*Stored data*

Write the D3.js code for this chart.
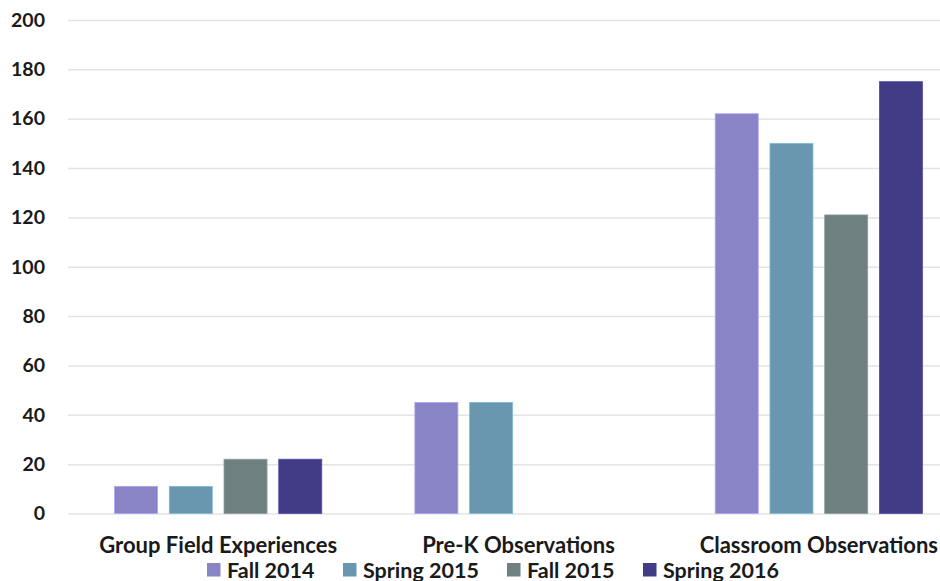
<!DOCTYPE html>
<html>
<head>
<meta charset="utf-8">
<script src="https://cdn.jsdelivr.net/npm/d3@7"></script>
<style>
  html, body { margin: 0; padding: 0; background: #fff; }
  svg { display: block; }
  text { font-family: Lato, "Open Sans", sans-serif; font-weight: 700; fill: #1a1a1a; }
</style>
</head>
<body>
<div id="chart"></div>
<script>
// Chart data
const categories = ['Group Field Experiences', 'Pre-K Observations', 'Classroom Observations'];
const seriesNames = ['Fall 2014', 'Spring 2015', 'Fall 2015', 'Spring 2016'];
const fall2014 = [11, 45, 162];
const spring2015 = [11, 45, 150];
const fall2015 = [22, 0, 121];
const spring2016 = [22, 0, 175];
const yTicks = [0, 20, 40, 60, 80, 100, 120, 140, 160, 180, 200];

const seriesValues = [fall2014, spring2015, fall2015, spring2016];
const colors = ['#8884c6', '#6897af', '#6e8080', '#413c85'];

const width = 940, height = 581;
// plot runs past the right edge, the reference is cropped there
const margin = { top: 20, right: -29, bottom: 67.5, left: 68 };

const svg = d3.select('#chart').append('svg')
    .attr('width', width)
    .attr('height', height);

const x0 = d3.scaleBand()
    .domain(categories)
    .range([margin.left, width - margin.right])
    .paddingInner(0.271)
    .paddingOuter(0.1355);

const x1 = d3.scaleBand()
    .domain(seriesNames)
    .range([0, x0.bandwidth()])
    .paddingInner(0.214)
    .paddingOuter(0.107);

const y = d3.scaleLinear()
    .domain([0, 200])
    .range([height - margin.bottom, margin.top]);

// Gridlines + y labels
const yAxis = d3.axisLeft(y)
    .tickValues(yTicks)
    .tickSize(-(width - margin.left))
    .tickPadding(23);

svg.append('g')
    .attr('class', 'y-axis')
    .attr('transform', `translate(${margin.left},0)`)
    .call(yAxis)
    .call(g => g.select('.domain').remove())
    .call(g => g.selectAll('.tick line').attr('stroke', '#e4e4e4').attr('stroke-width', 1.5))
    .call(g => g.selectAll('.tick text')
        .attr('font-size', 19.5)
        .attr('fill', '#1a1a1a'));

// Bars
const rows = categories.map((c, i) => ({
    category: c,
    values: seriesNames.map((s, j) => ({ series: s, value: seriesValues[j][i], color: colors[j] }))
}));

const groups = svg.append('g').selectAll('g')
    .data(rows)
    .join('g')
    .attr('transform', d => `translate(${x0(d.category)},0)`);

groups.selectAll('rect')
    .data(d => d.values.filter(v => v.value > 0))
    .join('rect')
    .attr('x', d => x1(d.series))
    .attr('y', d => y(d.value))
    .attr('width', x1.bandwidth())
    .attr('height', d => y(0) - y(d.value))
    .attr('fill', d => d.color)
    .attr('stroke', d => d3.color(d.color).brighter(0.6))
    .attr('stroke-width', 0.8);

// Category labels
const xAxis = d3.axisBottom(x0).tickSize(0).tickPadding(23.5);
svg.append('g')
    .attr('class', 'x-axis')
    .attr('transform', `translate(0,${y(0)})`)
    .call(xAxis)
    .call(g => g.select('.domain').remove())
    .call(g => g.selectAll('.tick text')
        .attr('font-size', 22)
        .attr('fill', '#1a1a1a'));

// Legend
const legendX = [207, 343, 507, 643];
const legend = svg.append('g').attr('class', 'legend');
const items = legend.selectAll('g')
    .data(seriesNames)
    .join('g')
    .attr('transform', (d, i) => `translate(${legendX[i]},563)`);

items.append('rect')
    .attr('width', 13.5)
    .attr('height', 13.5)
    .attr('fill', (d, i) => colors[i]);

items.append('text')
    .attr('x', 20)
    .attr('y', 14.5)
    .attr('font-size', 21.5)
    .text(d => d);
</script>
</body>
</html>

*Written exercise*
Write out the listing above again, exactly, but with no pictures in the copy.

*Task output*
Write the D3.js code for this chart.
<!DOCTYPE html>
<html>
<head>
<meta charset="utf-8">
<script src="https://cdn.jsdelivr.net/npm/d3@7"></script>
<style>
  html, body { margin: 0; padding: 0; background: #fff; }
  svg { display: block; }
  text { font-family: Lato, "Open Sans", sans-serif; font-weight: 700; fill: #1a1a1a; }
</style>
</head>
<body>
<div id="chart"></div>
<script>
// Chart data
const categories = ['Group Field Experiences', 'Pre-K Observations', 'Classroom Observations'];
const seriesNames = ['Fall 2014', 'Spring 2015', 'Fall 2015', 'Spring 2016'];
const fall2014 = [11, 45, 162];
const spring2015 = [11, 45, 150];
const fall2015 = [22, 0, 121];
const spring2016 = [22, 0, 175];
const yTicks = [0, 20, 40, 60, 80, 100, 120, 140, 160, 180, 200];

const seriesValues = [fall2014, spring2015, fall2015, spring2016];
const colors = ['#8884c6', '#6897af', '#6e8080', '#413c85'];

const width = 940, height = 581;
// plot runs past the right edge, the reference is cropped there
const margin = { top: 20, right: -29, bottom: 67.5, left: 68 };

const svg = d3.select('#chart').append('svg')
    .attr('width', width)
    .attr('height', height);

const x0 = d3.scaleBand()
    .domain(categories)
    .range([margin.left, width - margin.right])
    .paddingInner(0.271)
    .paddingOuter(0.1355);

const x1 = d3.scaleBand()
    .domain(seriesNames)
    .range([0, x0.bandwidth()])
    .paddingInner(0.214)
    .paddingOuter(0.107);

const y = d3.scaleLinear()
    .domain([0, 200])
    .range([height - margin.bottom, margin.top]);

// Gridlines + y labels
const yAxis = d3.axisLeft(y)
    .tickValues(yTicks)
    .tickSize(-(width - margin.left))
    .tickPadding(23);

svg.append('g')
    .attr('class', 'y-axis')
    .attr('transform', `translate(${margin.left},0)`)
    .call(yAxis)
    .call(g => g.select('.domain').remove())
    .call(g => g.selectAll('.tick line').attr('stroke', '#e4e4e4').attr('stroke-width', 1.5))
    .call(g => g.selectAll('.tick text')
        .attr('font-size', 19.5)
        .attr('fill', '#1a1a1a'));

// Bars
const rows = categories.map((c, i) => ({
    category: c,
    values: seriesNames.map((s, j) => ({ series: s, value: seriesValues[j][i], color: colors[j] }))
}));

const groups = svg.append('g').selectAll('g')
    .data(rows)
    .join('g')
    .attr('transform', d => `translate(${x0(d.category)},0)`);

groups.selectAll('rect')
    .data(d => d.values.filter(v => v.value > 0))
    .join('rect')
    .attr('x', d => x1(d.series))
    .attr('y', d => y(d.value))
    .attr('width', x1.bandwidth())
    .attr('height', d => y(0) - y(d.value))
    .attr('fill', d => d.color)
    .attr('stroke', d => d3.color(d.color).brighter(0.6))
    .attr('stroke-width', 0.8);

// Category labels
const xAxis = d3.axisBottom(x0).tickSize(0).tickPadding(23.5);
svg.append('g')
    .attr('class', 'x-axis')
    .attr('transform', `translate(0,${y(0)})`)
    .call(xAxis)
    .call(g => g.select('.domain').remove())
    .call(g => g.selectAll('.tick text')
        .attr('font-size', 22)
        .attr('fill', '#1a1a1a'));

// Legend
const legendX = [207, 343, 507, 643];
const legend = svg.append('g').attr('class', 'legend');
const items = legend.selectAll('g')
    .data(seriesNames)
    .join('g')
    .attr('transform', (d, i) => `translate(${legendX[i]},563)`);

items.append('rect')
    .attr('width', 13.5)
    .attr('height', 13.5)
    .attr('fill', (d, i) => colors[i]);

items.append('text')
    .attr('x', 20)
    .attr('y', 14.5)
    .attr('font-size', 21.5)
    .text(d => d);
</script>
</body>
</html>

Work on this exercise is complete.